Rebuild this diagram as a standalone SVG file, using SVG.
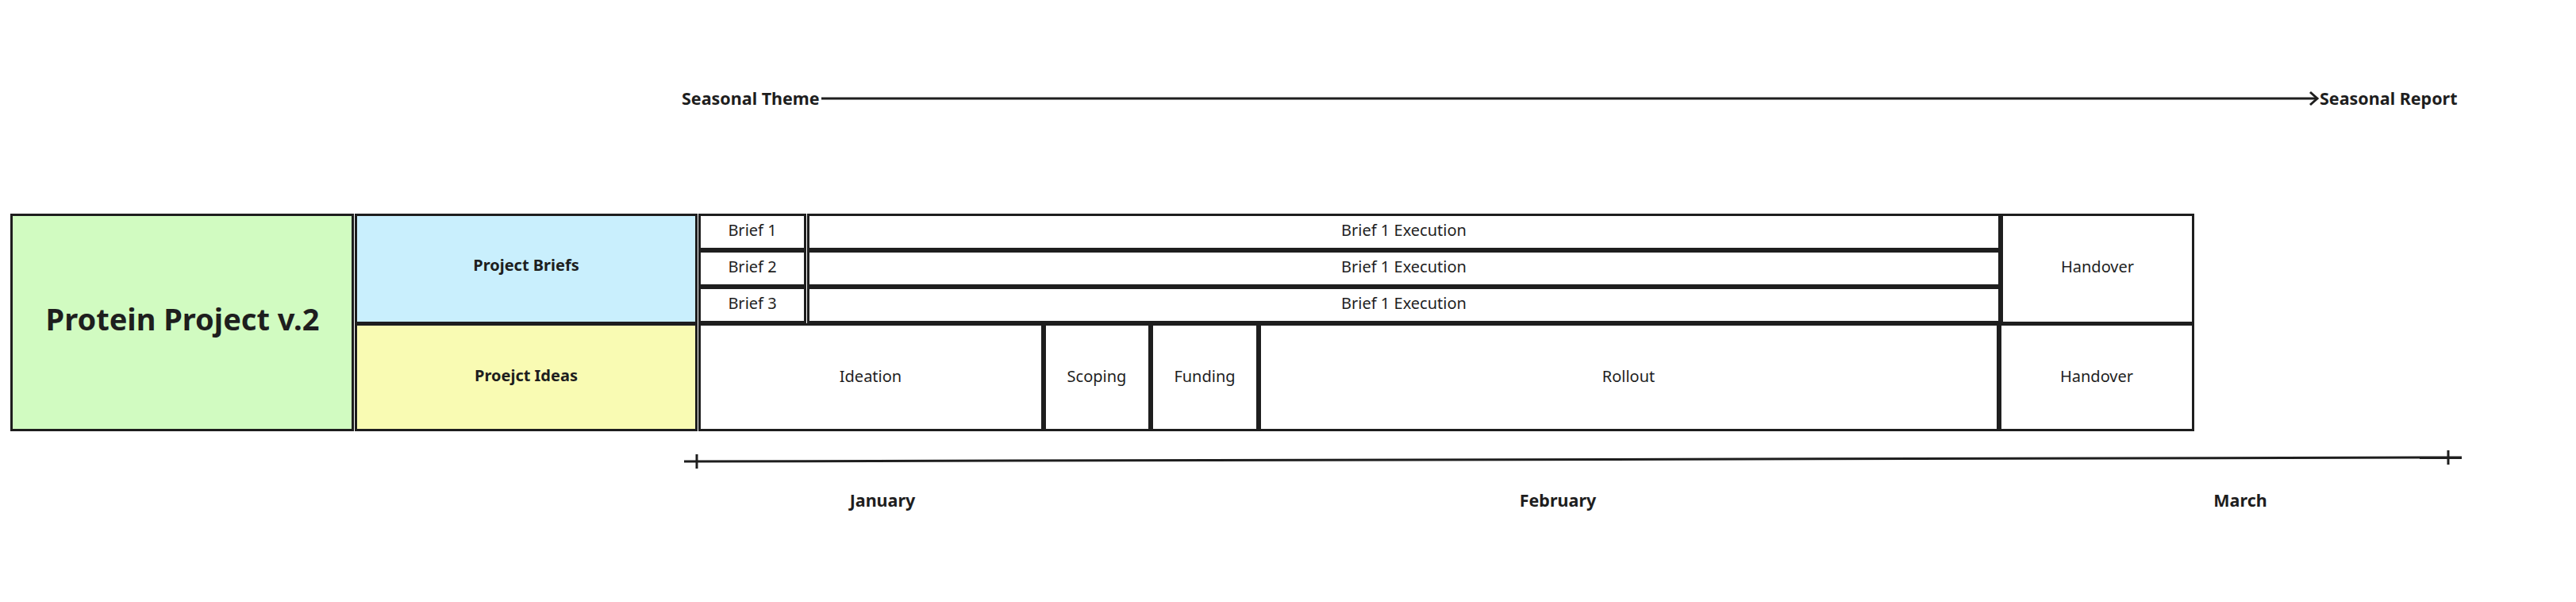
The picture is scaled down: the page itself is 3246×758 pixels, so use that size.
<svg xmlns="http://www.w3.org/2000/svg" width="3246" height="758" viewBox="0 0 3246 758">
<defs>
<style>
.box{stroke:#1e1e1e;stroke-width:3;fill:#ffffff}
.t{font-family:"Noto Sans","Open Sans",sans-serif;font-size:20px;fill:#1e1e1e;text-anchor:middle}
.b{font-family:"Noto Sans","Open Sans",sans-serif;font-weight:bold;font-size:21.5px;fill:#1e1e1e}
.ln{stroke:#1e1e1e;stroke-width:3;fill:none}
</style>
<marker id="arr" viewBox="0 0 12 20" refX="10" refY="10" markerWidth="12" markerHeight="20" markerUnits="userSpaceOnUse" orient="auto">
<path d="M1,2 L10,10 L1,18" fill="none" stroke="#1e1e1e" stroke-width="3"/>
</marker>
</defs>
<rect width="3246" height="758" fill="#ffffff"/>
<g id="protein-project">
<rect class="box" x="14.5" y="270.5" width="430" height="271" style="fill:#d1fbc1"/>
<text class="b" x="230" y="416" text-anchor="middle" style="font-size:38px">Protein Project v.2</text>
</g>
<g id="project-briefs">
<rect class="box" x="448.5" y="270.5" width="429" height="136" style="fill:#c9effd"/>
<text class="b" x="663" y="341" text-anchor="middle" style="font-size:20px">Project Briefs</text>
</g>
<g id="project-ideas">
<rect class="box" x="448.5" y="408.5" width="429" height="133" style="fill:#f9fbb3"/>
<text class="b" x="663" y="480" text-anchor="middle" style="font-size:20px">Proejct Ideas</text>
</g>
<g id="brief-1">
<rect class="box" x="881.5" y="270.5" width="133" height="43"/>
<text class="t" x="948" y="297">Brief 1</text>
</g>
<g id="brief-2">
<rect class="box" x="881.5" y="316.5" width="133" height="43"/>
<text class="t" x="948" y="343">Brief 2</text>
</g>
<g id="brief-3">
<rect class="box" x="881.5" y="362.5" width="133" height="43"/>
<text class="t" x="948" y="389">Brief 3</text>
</g>
<g id="exec-1">
<rect class="box" x="1018.5" y="270.5" width="1501" height="43"/>
<text class="t" x="1769" y="297">Brief 1 Execution</text>
</g>
<g id="exec-2">
<rect class="box" x="1018.5" y="316.5" width="1501" height="43"/>
<text class="t" x="1769" y="343">Brief 1 Execution</text>
</g>
<g id="exec-3">
<rect class="box" x="1018.5" y="362.5" width="1501" height="43"/>
<text class="t" x="1769" y="389">Brief 1 Execution</text>
</g>
<g id="handover-briefs">
<rect class="box" x="2522.5" y="270.5" width="241" height="136"/>
<text class="t" x="2643" y="343">Handover</text>
</g>
<g id="ideation">
<rect class="box" x="881.5" y="408.5" width="432" height="133"/>
<text class="t" x="1097" y="481">Ideation</text>
</g>
<g id="scoping">
<rect class="box" x="1316.5" y="408.5" width="132" height="133"/>
<text class="t" x="1382" y="481">Scoping</text>
</g>
<g id="funding">
<rect class="box" x="1451.5" y="408.5" width="133" height="133"/>
<text class="t" x="1518" y="481">Funding</text>
</g>
<g id="rollout">
<rect class="box" x="1587.5" y="408.5" width="930" height="133"/>
<text class="t" x="2052" y="481">Rollout</text>
</g>
<g id="handover-ideas">
<rect class="box" x="2520.5" y="408.5" width="243" height="133"/>
<text class="t" x="2642" y="481">Handover</text>
</g>
<g id="seasonal-theme">
<text class="b" x="859" y="132">Seasonal Theme</text>
</g>
<g id="seasonal-report">
<text class="b" x="2923" y="132">Seasonal Report</text>
</g>
<g id="months">
<text class="b" x="1112" y="638" text-anchor="middle">January</text>
<text class="b" x="1963" y="638" text-anchor="middle">February</text>
<text class="b" x="2823" y="638" text-anchor="middle">March</text>
</g>
<g id="connectors">
<line class="ln" x1="1035" y1="124" x2="2920" y2="124" marker-end="url(#arr)"/>
<line class="ln" x1="862" y1="581" x2="3102" y2="576"/>
<line class="ln" x1="878" y1="572" x2="878" y2="590"/>
<line class="ln" x1="3085" y1="567" x2="3085" y2="585"/>
</g>
</svg>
::::::
Exercise task — Copy the whole listing above word for word but do not carry over the pictures.

Correct response —
Rebuild this diagram as a standalone SVG file, using SVG.
The picture is scaled down: the page itself is 3246×758 pixels, so use that size.
<svg xmlns="http://www.w3.org/2000/svg" width="3246" height="758" viewBox="0 0 3246 758">
<defs>
<style>
.box{stroke:#1e1e1e;stroke-width:3;fill:#ffffff}
.t{font-family:"Noto Sans","Open Sans",sans-serif;font-size:20px;fill:#1e1e1e;text-anchor:middle}
.b{font-family:"Noto Sans","Open Sans",sans-serif;font-weight:bold;font-size:21.5px;fill:#1e1e1e}
.ln{stroke:#1e1e1e;stroke-width:3;fill:none}
</style>
<marker id="arr" viewBox="0 0 12 20" refX="10" refY="10" markerWidth="12" markerHeight="20" markerUnits="userSpaceOnUse" orient="auto">
<path d="M1,2 L10,10 L1,18" fill="none" stroke="#1e1e1e" stroke-width="3"/>
</marker>
</defs>
<rect width="3246" height="758" fill="#ffffff"/>
<g id="protein-project">
<rect class="box" x="14.5" y="270.5" width="430" height="271" style="fill:#d1fbc1"/>
<text class="b" x="230" y="416" text-anchor="middle" style="font-size:38px">Protein Project v.2</text>
</g>
<g id="project-briefs">
<rect class="box" x="448.5" y="270.5" width="429" height="136" style="fill:#c9effd"/>
<text class="b" x="663" y="341" text-anchor="middle" style="font-size:20px">Project Briefs</text>
</g>
<g id="project-ideas">
<rect class="box" x="448.5" y="408.5" width="429" height="133" style="fill:#f9fbb3"/>
<text class="b" x="663" y="480" text-anchor="middle" style="font-size:20px">Proejct Ideas</text>
</g>
<g id="brief-1">
<rect class="box" x="881.5" y="270.5" width="133" height="43"/>
<text class="t" x="948" y="297">Brief 1</text>
</g>
<g id="brief-2">
<rect class="box" x="881.5" y="316.5" width="133" height="43"/>
<text class="t" x="948" y="343">Brief 2</text>
</g>
<g id="brief-3">
<rect class="box" x="881.5" y="362.5" width="133" height="43"/>
<text class="t" x="948" y="389">Brief 3</text>
</g>
<g id="exec-1">
<rect class="box" x="1018.5" y="270.5" width="1501" height="43"/>
<text class="t" x="1769" y="297">Brief 1 Execution</text>
</g>
<g id="exec-2">
<rect class="box" x="1018.5" y="316.5" width="1501" height="43"/>
<text class="t" x="1769" y="343">Brief 1 Execution</text>
</g>
<g id="exec-3">
<rect class="box" x="1018.5" y="362.5" width="1501" height="43"/>
<text class="t" x="1769" y="389">Brief 1 Execution</text>
</g>
<g id="handover-briefs">
<rect class="box" x="2522.5" y="270.5" width="241" height="136"/>
<text class="t" x="2643" y="343">Handover</text>
</g>
<g id="ideation">
<rect class="box" x="881.5" y="408.5" width="432" height="133"/>
<text class="t" x="1097" y="481">Ideation</text>
</g>
<g id="scoping">
<rect class="box" x="1316.5" y="408.5" width="132" height="133"/>
<text class="t" x="1382" y="481">Scoping</text>
</g>
<g id="funding">
<rect class="box" x="1451.5" y="408.5" width="133" height="133"/>
<text class="t" x="1518" y="481">Funding</text>
</g>
<g id="rollout">
<rect class="box" x="1587.5" y="408.5" width="930" height="133"/>
<text class="t" x="2052" y="481">Rollout</text>
</g>
<g id="handover-ideas">
<rect class="box" x="2520.5" y="408.5" width="243" height="133"/>
<text class="t" x="2642" y="481">Handover</text>
</g>
<g id="seasonal-theme">
<text class="b" x="859" y="132">Seasonal Theme</text>
</g>
<g id="seasonal-report">
<text class="b" x="2923" y="132">Seasonal Report</text>
</g>
<g id="months">
<text class="b" x="1112" y="638" text-anchor="middle">January</text>
<text class="b" x="1963" y="638" text-anchor="middle">February</text>
<text class="b" x="2823" y="638" text-anchor="middle">March</text>
</g>
<g id="connectors">
<line class="ln" x1="1035" y1="124" x2="2920" y2="124" marker-end="url(#arr)"/>
<line class="ln" x1="862" y1="581" x2="3102" y2="576"/>
<line class="ln" x1="878" y1="572" x2="878" y2="590"/>
<line class="ln" x1="3085" y1="567" x2="3085" y2="585"/>
</g>
</svg>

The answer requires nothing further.